One reason for the difference between Gaza and Sudan may simply be that information on the Gaza crisis is much more immediate and available than information on Sudan. News media are full of day-to-day counts of those killed. Despite the terrible death rate among journalists, many are still reporting from Gaza. Gazans still have sporadic access to cell-phones and the ability to tell their stories to relatives and  journalists. By contrast, news media do not deliver day-to-day accounts of the suffering in Sudan.

 

Many Canadian doctors have served in Gaza in the last few months, and returned with horrific accounts. If Canadian doctors are also serving in Sudan, their stories are not being reported at the same rate by the media. 

 

Perhaps there is so little concern with Sudan because Canadians simply don’t know enough about the intricacies of Sudanese politics. We don’t understand why the two sides are fighting each other. We also don’t know which other countries are intervening in Sudan, on which side, and why.
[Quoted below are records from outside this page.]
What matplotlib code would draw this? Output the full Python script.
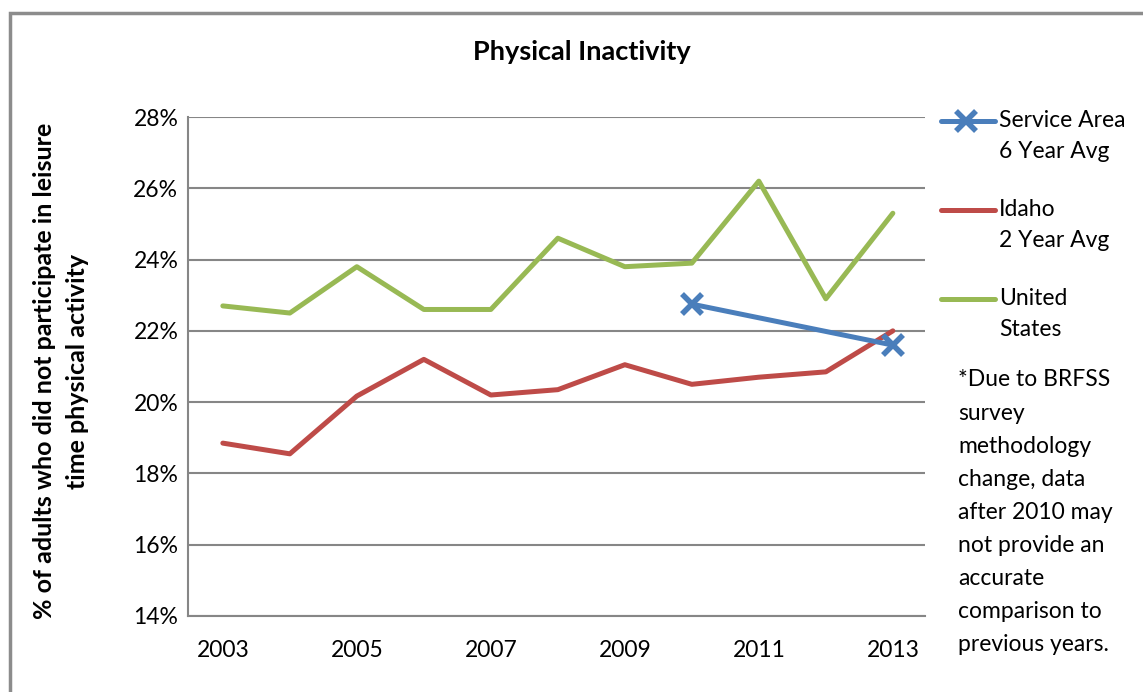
import matplotlib
matplotlib.use("Agg")
import matplotlib.pyplot as plt
from matplotlib.lines import Line2D
from matplotlib.patches import Rectangle

plt.rcParams['font.family'] = ['Lato', 'DejaVu Sans']

years = [2003, 2004, 2005, 2006, 2007, 2008, 2009, 2010, 2011, 2012, 2013]
service_years = [2010, 2013]
service_area = [22.75, 21.6]
idaho = [18.85, 18.55, 20.17, 21.2, 20.2, 20.35, 21.05, 20.5, 20.7, 20.85, 22.0]
united_states = [22.7, 22.5, 23.8, 22.6, 22.6, 24.6, 23.8, 23.9, 26.2, 22.9, 25.3]
xtick_labels = [2003, 2005, 2007, 2009, 2011, 2013]
ytick_values = [14, 16, 18, 20, 22, 24, 26, 28]

legend_labels = ["Service Area\n6 Year Avg", "Idaho\n2 Year Avg", "United\nStates"]
note_lines = ["*Due to BRFSS", "survey", "methodology", "change, data",
              "after 2010 may", "not provide an", "accurate",
              "comparison to", "previous years."]

c_blue = '#4A7EBB'
c_red = '#BE4B48'
c_green = '#98B954'
grid_c = '#868686'

W, H = 1143, 692
fig = plt.figure(figsize=(W / 100, H / 100), dpi=100)

# outer chart frame
fig.patches.append(Rectangle((10 / W, -0.05), 1.2, 1 - 12.5 / H + 0.05,
                             transform=fig.transFigure, fill=False,
                             edgecolor='#8c8c8c', linewidth=2.5))

ax = fig.add_axes([188 / W, 1 - 616 / H, (925 - 188) / W, (616 - 117) / H])

ax.plot(years, idaho, color=c_red, lw=3.6, solid_capstyle='round', zorder=3)
ax.plot(years, united_states, color=c_green, lw=3.6, solid_capstyle='round', zorder=3)
ax.plot(service_years, service_area, color=c_blue, lw=3.6, marker='x',
        markersize=14, markeredgewidth=4, solid_capstyle='round', zorder=4)

ax.set_xlim(2002.48, 2013.48)
ax.set_ylim(14, 28)
ax.set_yticks(ytick_values)
ax.set_yticklabels([f"{v}%" for v in ytick_values])
ax.set_xticks(xtick_labels)
ax.set_xticklabels([str(v) for v in xtick_labels])
ax.tick_params(axis='both', length=0, labelsize=16.5, colors='black')
ax.tick_params(axis='y', pad=7)
ax.tick_params(axis='x', pad=17)
ax.grid(axis='y', color=grid_c, lw=1.5, zorder=0)
ax.set_axisbelow(True)
for s in ['top', 'right']:
    ax.spines[s].set_visible(False)
for s in ['left', 'bottom']:
    ax.spines[s].set_color(grid_c)
    ax.spines[s].set_linewidth(1.5)

fig.text(582 / W, 1 - 52 / H, "Physical Inactivity", ha='center', va='center',
         fontsize=19.5, fontweight='bold')
fig.text(61 / W, 1 - 371 / H,
         "% of adults who did not participate in leisure\ntime physical activity",
         ha='center', va='center', rotation=90, fontsize=18, fontweight='bold',
         linespacing=1.5)

# legend (manual)
leg_y = [121, 210, 299]
colors = [c_blue, c_red, c_green]
for i, (lab, col) in enumerate(zip(legend_labels, colors)):
    y = 1 - leg_y[i] / H
    line = Line2D([941 / W, 995 / W], [y, y], transform=fig.transFigure,
                  color=col, lw=3.6, solid_capstyle='round')
    fig.lines.append(line)
    if i == 0:
        fig.lines.append(Line2D([966 / W], [y], transform=fig.transFigure,
                                color=col, marker='x', markersize=14,
                                markeredgewidth=4, linestyle='none'))
    fig.text(999 / W, y + 11 / H, lab, ha='left', va='top', fontsize=16.5,
             linespacing=1.6)

for j, t in enumerate(note_lines):
    fig.text(958 / W, 1 - (380 + j * 33.1) / H, t, ha='left', va='center',
             fontsize=16.5)

fig.savefig("out.png", dpi=100)
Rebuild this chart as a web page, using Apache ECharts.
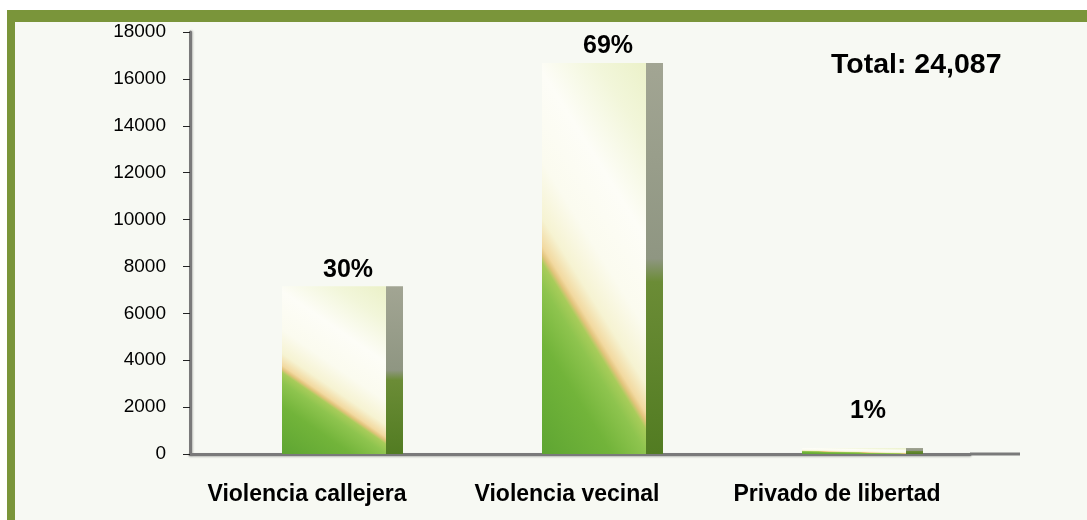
<!DOCTYPE html>
<html>
<head>
<meta charset="utf-8">
<script src="https://cdn.jsdelivr.net/npm/echarts@6/dist/echarts.min.js"></script>
<style>
html, body { margin: 0; padding: 0; background: #ffffff; }
#frame {
	position: absolute; left: 7px; top: 10px; width: 1072px; height: 498px;
	border-top: 12px solid #7A953A; border-left: 8px solid #7A953A;
	background: #F7F9F3;
}
#main { position: absolute; left: 0; top: 0; width: 1087px; height: 520px; }
</style>
</head>
<body>
<div id="frame"></div>
<div id="main"></div>
<script>
var categories = ['Violencia callejera', 'Violencia vecinal', 'Privado de libertad'];
var values = [7150, 16680, 257];
var percentLabels = ['30%', '69%', '1%'];
var totalLabel = 'Total: 24,087';
var yMin = 0, yMax = 18000, yStep = 2000;

var myChart = echarts.init(document.getElementById('main'));

// relleno "ondulado": degradado diagonal verde -> crema
var waveStops = [
	{offset: 0, color: '#5EA532'},
	{offset: 0.2, color: '#72B43A'},
	{offset: 0.30, color: '#8EC44E'},
	{offset: 0.34, color: '#A8CC5A'},
	{offset: 0.355, color: '#E2C47C'},
	{offset: 0.37, color: '#F2D9A0'},
	{offset: 0.42, color: '#F6F3D2'},
	{offset: 0.52, color: '#FBFBEF'},
	{offset: 0.68, color: '#FDFDF7'},
	{offset: 0.85, color: '#F2F6DA'},
	{offset: 1, color: '#EBF1C8'}
];
function waveColor(p) {
	var h = Math.max(p.value * 422 / yMax, 1);
	var gx = 0.42 * h, gy = 103;
	var len = Math.sqrt(gx * gx + gy * gy);
	var ux = gx / len, uy = gy / len;
	var proj = 103 * ux + h * uy;
	return new echarts.graphic.LinearGradient(0, 1, ux * proj / 103, 1 - uy * proj / h, waveStops);
}
var sideColor = new echarts.graphic.LinearGradient(0, 0, 0, 1, [
	{offset: 0, color: '#A2A593'},
	{offset: 0.5, color: '#8F9682'},
	{offset: 0.56, color: '#6B8C36'},
	{offset: 1, color: '#527C22'}
]);

var mainData = values.map(function (v, i) {
	return {
		value: v,
		label: {offset: [14, i === 2 ? -20 : 0]}
	};
});
// las etiquetas del eje van algo corridas a la izquierda
var catData = categories.map(function (c, i) {
	return {value: c, textStyle: {padding: [0, i === 2 ? 6 : 26, 0, 0]}};
});

var option = {
	animation: false,
	textStyle: {fontFamily: 'Liberation Sans, Arial, sans-serif'},
	title: {
		text: totalLabel,
		left: 826, top: 46,
		textStyle: {fontSize: 28.5, fontWeight: 'bold', color: '#000'}
	},
	grid: {left: 190, top: 32, width: 780, bottom: 66},
	xAxis: {
		type: 'category',
		data: catData,
		axisLine: {lineStyle: {color: '#7A7A7A', width: 3, shadowColor: 'rgba(0,0,0,0.25)', shadowBlur: 2, shadowOffsetY: 1}},
		axisTick: {length: 8, lineStyle: {color: '#222', width: 1}},
		axisLabel: {interval: 0, hideOverlap: false, margin: 29, fontSize: 23, fontWeight: 'bold', color: '#000'}
	},
	yAxis: {
		type: 'value',
		min: yMin, max: yMax, interval: yStep,
		axisLine: {show: true, lineStyle: {color: '#7A7A7A', width: 3, shadowColor: 'rgba(0,0,0,0.25)', shadowBlur: 2, shadowOffsetX: 1}},
		axisTick: {show: true, length: 7, lineStyle: {color: '#222', width: 1}},
		axisLabel: {margin: 24, fontSize: 19, color: '#000', formatter: function (v) { return String(v); }},
		splitLine: {show: false}
	},
	graphic: [{
		type: 'line', z: 1,
		shape: {x1: 970, y1: 454, x2: 1020, y2: 454},
		style: {stroke: '#7A7A7A', lineWidth: 3}
	}],
	series: [
		{
			type: 'bar', name: 'espacio', data: values, barWidth: 45, barGap: '0%',
			silent: true, itemStyle: {color: 'rgba(0,0,0,0)'}
		},
		{
			type: 'bar', name: 'frente', data: mainData, barWidth: 104, barGap: '0%',
			itemStyle: {color: waveColor},
			label: {
				show: true, position: 'top', distance: 4,
				fontSize: 25, fontWeight: 'bold', color: '#000',
				formatter: function (p) { return percentLabels[p.dataIndex]; }
			}
		},
		{
			type: 'bar', name: 'lado', data: values, barWidth: 17, barGap: '0%',
			itemStyle: {color: sideColor}
		}
	]
};
myChart.setOption(option);
</script>
</body>
</html>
And it doesn’t seem as if Canada has a stake in this civil war, so there’s no reason to protest our own government’s actions in it, whereas many Canadians want our government to call for an immediate ceasefire in Gaza. .    

Another reason may be that we don’t think there is any way we can influence the competing factions in Sudan. We know that Israel wants to cultivate an international image of a democratic country fighting a legal war of self-defense, but it doesn’t seem to matter to either of the current factions in Sudan what Canadians or other Westerners think.

Israel fits the narrative of evil colonialism, of special concern to Canadians today given our own colonial past (and present). Sudan, by contrast, is a post-colonial state. No matter how long a country has been independent, anti-colonialists assume that their leaders have no independent capacity to make decisions. Any war crimes or crimes against humanity committed by either side can be attributed to the legacy of their former colonial rulers. So the leaders of the warring sides are not to blame.

And while Israel is a Jewish state, Sudan is Muslim. Many Canadians who are unafraid to criticize Israel are afraid to criticize any authorities if they are Muslim, even the most brutal and cruel.  

But perhaps part of this is just the racism of lower expectations. There’s a long Western history of assuming that Black people are naturally barbarous. So, it’s not fair to hold Black elites in Black countries to the same standards we hold “white” Israelis to. In this view, we can’t expect any better from Black people. When Black babies die, that’s just the way it is.